When Morsi took power, the U.S. administration resolved to get along with him. This was not intended as a pro-Brotherhood policy but as a pro-Egyptian government policy, an effort to continue the long pattern of close cooperation between Washington and Cairo. As Morsi began governing, the U.S administration fell back into the same habit it displayed for decades with Mubarak: as long as the Egyptian leader did not question the peace treaty with Israel, was helpful in negotiations with the Palestinians, and allowed U.S. and Egyptian security cooperation, he would get U.S. support, no matter how undemocratically he governed.

Caught by surprise again last summer (as in early 2011) by massive popular protests and the sudden departure of another Egyptian president, the Obama administration struggled to define a coherent approach. Washington was not especially sorry to see Morsi go and never called for his restoration. The Obama team made sure to avoid using the word “coup” in reference to the change of government, because using that word would invoke legal restrictions on U.S. aid that would make it hard for the United States to continue close cooperation with the Egyptian military. U.S. officials assumed they would be able to establish strong ties with whoever next ended up as president. Israel’s deep pleasure at the ouster of Morsi reverberated strongly in conservative circles in Washington, and within parts of the administration.

It was only after the August events at Rabaa that the administration was critical, though it still limited itself to statements of “concern.” These concerns were not support for Morsi or the Brotherhood; they reflected a humanitarian concern about the use of such harsh violence against citizens. They were also was rooted in pragmatic thinking—the fear that such tactics would contribute to radicalization and greater violence on the part of some Islamists. It was this latter rationale that lay behind U.S. calls for reconciliation or inclusion—the fear that a repressive line would generate greater radicalization and instability.

With the presidential and parliamentary elections now approaching, the Obama administration is preparing to normalize relations over the course of this year. This will likely involve lifting the partial suspension of aid, increasing regular high-level visits to Washington of top Egyptian officials, and returning to business as usual on diplomatic and security cooperation. As during Mubarak’s and Morsi’s rule, this stance will not be based on an underlying preference for any political group or figure in Egypt but on the basic desire to get along with whoever is in power.

In short, there is unquestionably much to criticize in U.S. policy toward Egypt over many years, both during Mubarak’s time and since then. U.S. policy has been focused on getting along with whoever runs Egypt, for the sake of ensuring useful strategic benefits to the United States, even if those leaders do not demonstrate any real commitment to democracy, rights, or helping ordinary Egyptians. Given this reality, it is natural and justified for Egyptians to be disappointed and resentful. The United States has not been the friend they wish it were to the Egyptian people. But the flaws of U.S. policy have not included any built-in preference on the part of Washington for Islamists or a desire to see Egypt run by the Muslim Brotherhood.

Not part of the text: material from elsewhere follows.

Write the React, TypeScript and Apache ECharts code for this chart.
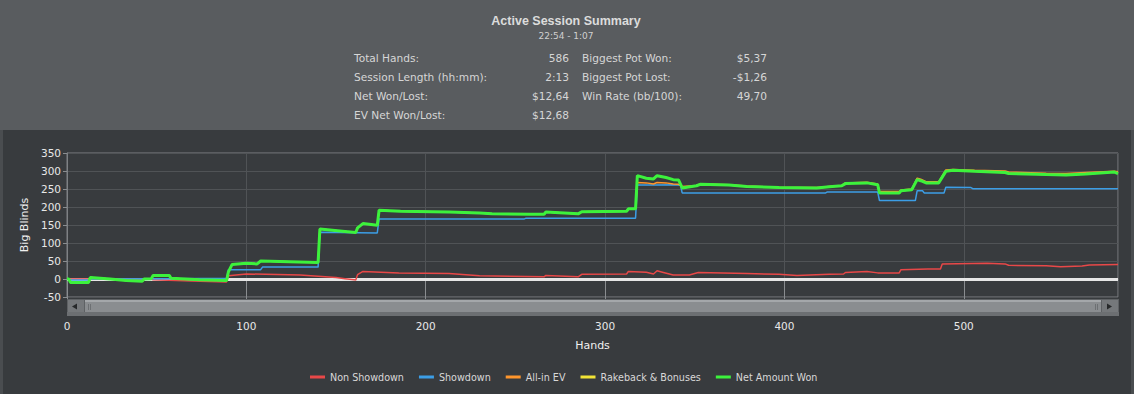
import React, { useEffect, useRef } from "react";
import * as echarts from "echarts";

const FONT = "'DejaVu Sans', Verdana, sans-serif";

// ---- header texts ----
const titleText = "Active Session Summary";
const subtitleText = "22:54 - 1:07";
const leftLabels = ["Total Hands:", "Session Length (hh:mm):", "Net Won/Lost:", "EV Net Won/Lost:"];
const leftValues = ["586", "2:13", "$12,64", "$12,68"];
const rightLabels = ["Biggest Pot Won:", "Biggest Pot Lost:", "Win Rate (bb/100):"];
const rightValues = ["$5,37", "-$1,26", "49,70"];

// ---- axes ----
const xMax = 586;
const xInterval = 100;
const yMin = -50;
const yMax = 350;
const yInterval = 50;

// ---- series names ----
const seriesNames = ["Non Showdown", "Showdown", "All-in EV", "Rakeback & Bonuses", "Net Amount Won"];
const seriesColors = ["#e84848", "#3c9ee6", "#ff962c", "#f2e436", "#3cf23c"];

// ---- data: [hand, big blinds] ----
const nonShowdown: [number, number][] = [
  [0, 0], [47, 0], [48, -2], [74, -6], [89, -8], [90, 9], [100, 14], [130, 11], [150, 4], [155, 1],
  [160, -2], [161, -3], [162, 12], [165, 21], [185, 17], [213, 15], [230, 9], [266, 6], [267, 10],
  [285, 6], [287, 13], [312, 14], [313, 21], [323, 19], [327, 14], [329, 23], [332, 19], [338, 11],
  [347, 11], [352, 18], [379, 15], [397, 13], [407, 10], [425, 13], [433, 14], [434, 18], [446, 21],
  [452, 17], [464, 17], [465, 26], [480, 28], [487, 28], [488, 42], [513, 44], [523, 42], [525, 38],
  [546, 37], [554, 34], [566, 36], [570, 39], [586, 40],
];

const showdown: [number, number][] = [
  [0, 0], [1, 0], [2, -3], [12, -3], [13, 0], [60, 1], [89, 2], [90, 26], [108, 26], [109, 33],
  [140, 33], [141, 130], [173, 128], [174, 167], [255, 167], [256, 169], [317, 169], [318, 261],
  [327, 261], [342, 262], [343, 239], [423, 239], [424, 242], [452, 242], [453, 218], [473, 218],
  [474, 245], [477, 245], [478, 239], [489, 239], [490, 255], [504, 254], [505, 251], [586, 251],
];

const allInEV: [number, number][] = [
  [0, 0], [1, 0], [2, -10], [12, -10], [13, 4], [24, 0], [33, -4], [42, -6], [43, 0], [47, 1],
  [48, 10], [57, 10], [58, 2], [74, -2], [89, -4], [90, 20], [92, 40], [100, 44], [106, 42],
  [108, 50], [140, 46], [141, 139], [155, 132], [161, 129], [162, 142], [165, 154], [173, 149],
  [174, 191], [186, 188], [213, 186], [230, 183], [237, 181], [258, 180], [266, 180], [267, 186],
  [285, 181], [287, 187], [312, 188], [313, 195], [317, 195], [318, 268], [323, 267], [327, 264],
  [329, 268], [334, 267], [338, 264], [341, 263], [343, 257], [351, 260], [353, 264], [369, 262],
  [379, 258], [397, 255], [418, 254], [425, 257], [432, 260], [434, 267], [446, 269], [452, 264],
  [453, 243], [464, 243], [465, 247], [471, 250], [474, 280], [476, 277], [479, 270], [486, 270],
  [490, 303], [494, 304], [506, 302], [523, 300], [525, 297], [546, 294], [557, 293], [568, 296],
  [584, 299], [586, 298],
];

const netAmountWon: [number, number][] = [
  [0, 0], [1, 0], [2, -10], [12, -10], [13, 4], [24, 0], [33, -4], [42, -6], [43, 0], [47, 1],
  [48, 10], [57, 10], [58, 2], [74, -2], [89, -4], [90, 20], [92, 40], [100, 44], [106, 42],
  [108, 50], [140, 46], [141, 139], [155, 132], [161, 129], [162, 142], [165, 154], [173, 149],
  [174, 191], [186, 188], [213, 186], [230, 183], [237, 181], [258, 180], [266, 180], [267, 186],
  [285, 181], [287, 187], [312, 188], [313, 195], [317, 195], [318, 287], [323, 280], [327, 278],
  [329, 287], [334, 282], [338, 276], [341, 275], [343, 253], [351, 259], [353, 263], [369, 261],
  [379, 257], [397, 254], [418, 253], [425, 256], [432, 259], [434, 265], [446, 267], [452, 262],
  [453, 239], [464, 239], [465, 245], [471, 248], [474, 276], [476, 273], [479, 267], [486, 267],
  [490, 299], [494, 302], [506, 299], [523, 296], [525, 293], [546, 290], [557, 289], [568, 292],
  [584, 297], [586, 293],
];

// no rakeback recorded: the yellow line coincides with the net amount line
const rakebackAndBonuses: [number, number][] = netAmountWon;

const seriesData = [nonShowdown, showdown, allInEV, rakebackAndBonuses, netAmountWon];
const seriesWidths = [1.5, 1.5, 1.5, 1.5, 3];

function buildOption() {
  const textColor = "#d6d6d6";
  const graphics: any[] = [
    { type: "rect", shape: { x: 0, y: 0, width: 1134, height: 130 }, style: { fill: "#595c5f" }, z: 0 },
    { type: "rect", shape: { x: 0, y: 130, width: 3, height: 264 }, style: { fill: "#4a4d50" }, z: 0 },
    { type: "rect", shape: { x: 1131, y: 130, width: 3, height: 264 }, style: { fill: "#4a4d50" }, z: 0 },
    {
      type: "text", x: 566, y: 20.5, z: 10,
      style: { text: titleText, fill: "#dcdcdc", font: "bold 12.5px 'Liberation Sans', Arial, sans-serif", align: "center", verticalAlign: "middle" },
    },
    {
      type: "text", x: 566, y: 36, z: 10,
      style: { text: subtitleText, fill: "#d0d0d0", font: `9px ${FONT}`, align: "center", verticalAlign: "middle" },
    },
  ];
  const rowY = [58, 77, 96, 115];
  leftLabels.forEach((t, i) => {
    graphics.push({ type: "text", x: 354, y: rowY[i], z: 10, style: { text: t, fill: textColor, font: `10.6px ${FONT}`, align: "left", verticalAlign: "middle" } });
    graphics.push({ type: "text", x: 569, y: rowY[i], z: 10, style: { text: leftValues[i], fill: textColor, font: `10.6px ${FONT}`, align: "right", verticalAlign: "middle" } });
  });
  rightLabels.forEach((t, i) => {
    graphics.push({ type: "text", x: 582, y: rowY[i], z: 10, style: { text: t, fill: textColor, font: `10.6px ${FONT}`, align: "left", verticalAlign: "middle" } });
    graphics.push({ type: "text", x: 767, y: rowY[i], z: 10, style: { text: rightValues[i], fill: textColor, font: `10.6px ${FONT}`, align: "right", verticalAlign: "middle" } });
  });
  // scrollbar look-alike under the plot
  graphics.push(
    { type: "rect", shape: { x: 67, y: 299, width: 1052, height: 17 }, style: { fill: "#5e6164" }, z: 50 },
    { type: "rect", shape: { x: 68, y: 300, width: 16, height: 13 }, style: { fill: "#75787b" }, z: 51 },
    { type: "polygon", shape: { points: [[72, 306.5], [77, 303.5], [77, 309.5]] }, style: { fill: "#26282a" }, z: 52 },
    { type: "rect", shape: { x: 85, y: 300, width: 1016, height: 12 }, style: { fill: "#8a8d90" }, z: 51 },
    { type: "rect", shape: { x: 85, y: 300, width: 1016, height: 2 }, style: { fill: "#a4a7aa" }, z: 52 },
    { type: "rect", shape: { x: 67, y: 312, width: 1052, height: 4 }, style: { fill: "#6c6f72" }, z: 52 },
    { type: "line", shape: { x1: 88.5, y1: 304, x2: 88.5, y2: 310 }, style: { stroke: "#6d7073", lineWidth: 1 }, z: 53 },
    { type: "line", shape: { x1: 90.5, y1: 304, x2: 90.5, y2: 310 }, style: { stroke: "#6d7073", lineWidth: 1 }, z: 53 },
    { type: "line", shape: { x1: 1095.5, y1: 304, x2: 1095.5, y2: 310 }, style: { stroke: "#6d7073", lineWidth: 1 }, z: 53 },
    { type: "line", shape: { x1: 1097.5, y1: 304, x2: 1097.5, y2: 310 }, style: { stroke: "#6d7073", lineWidth: 1 }, z: 53 },
    { type: "rect", shape: { x: 1102, y: 300, width: 16, height: 13 }, style: { fill: "#75787b" }, z: 51 },
    { type: "polygon", shape: { points: [[1112, 306.5], [1107, 303.5], [1107, 309.5]] }, style: { fill: "#26282a" }, z: 52 },
  );

  const series: any[] = seriesNames.map((name, i) => ({
    name,
    type: "line",
    data: seriesData[i],
    showSymbol: false,
    symbol: "none",
    color: seriesColors[i],
    lineStyle: { width: seriesWidths[i], color: seriesColors[i] },
    z: 2 + i,
  }));
  series[0].markLine = {
    silent: true,
    symbol: ["none", "none"],
    label: { show: false },
    lineStyle: { color: "#e6e6e6", width: 3, type: "solid" },
    data: [{ yAxis: 0 }],
    z: 1,
  };

  return {
    animation: false,
    backgroundColor: "#383b3e",
    textStyle: { fontFamily: FONT },
    graphic: graphics,
    grid: {
      left: 67, top: 153, right: 16, height: 144,
      show: true, borderColor: "#7e8184", borderWidth: 1, backgroundColor: "transparent",
    },
    xAxis: {
      type: "value", min: 0, max: xMax, interval: xInterval,
      name: "Hands", nameLocation: "middle", nameGap: 43,
      nameTextStyle: { color: "#f0f0f0", fontSize: 11, fontFamily: FONT },
      axisLine: { show: true, lineStyle: { color: "#7e8184" } },
      axisTick: { show: true, length: 24, lineStyle: { color: "#8a8d90" } },
      axisLabel: { color: "#e8e8e8", fontSize: 10.5, fontFamily: FONT, margin: 23, showMaxLabel: false },
      splitLine: { show: true, lineStyle: { color: "#505356", width: 1 } },
    },
    yAxis: {
      type: "value", min: yMin, max: yMax, interval: yInterval,
      name: "Big Blinds", nameLocation: "middle", nameRotate: 90, nameGap: 37,
      nameTextStyle: { color: "#f0f0f0", fontSize: 11, fontFamily: FONT },
      axisLine: { show: true, lineStyle: { color: "#7e8184" } },
      axisTick: { show: true, length: 4, lineStyle: { color: "#8a8d90" } },
      axisLabel: { color: "#e8e8e8", fontSize: 10.5, fontFamily: FONT, margin: 6 },
      splitLine: { show: true, lineStyle: { color: "#505356", width: 1 } },
    },
    legend: {
      left: 305, top: 367, icon: "rect", itemWidth: 15, itemHeight: 3, itemGap: 15,
      textStyle: { color: "#d8d8d8", fontSize: 9.6, fontFamily: FONT },
      data: seriesNames,
    },
    series,
  };
}

export default function App() {
  const ref = useRef<HTMLDivElement>(null);
  useEffect(() => {
    const chart = echarts.init(ref.current!, null, { renderer: "svg" });
    chart.setOption(buildOption() as any);
    return () => chart.dispose();
  }, []);
  return <div ref={ref} style={{ position: "fixed", left: 0, top: 0, width: 1134, height: 394 }} />;
}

I am always impressed how much and how deeply many Egyptians care about what the United States thinks, says, and does with respect to their country. I hope they will focus their dissatisfaction on those issues where the United States really has gone wrong. By diverting their attention to an incorrect reading of the U.S. approach, they are not making the best use of the legitimate power they have to urge the United States to be a more principled, effective, and valued partner to all Egyptians.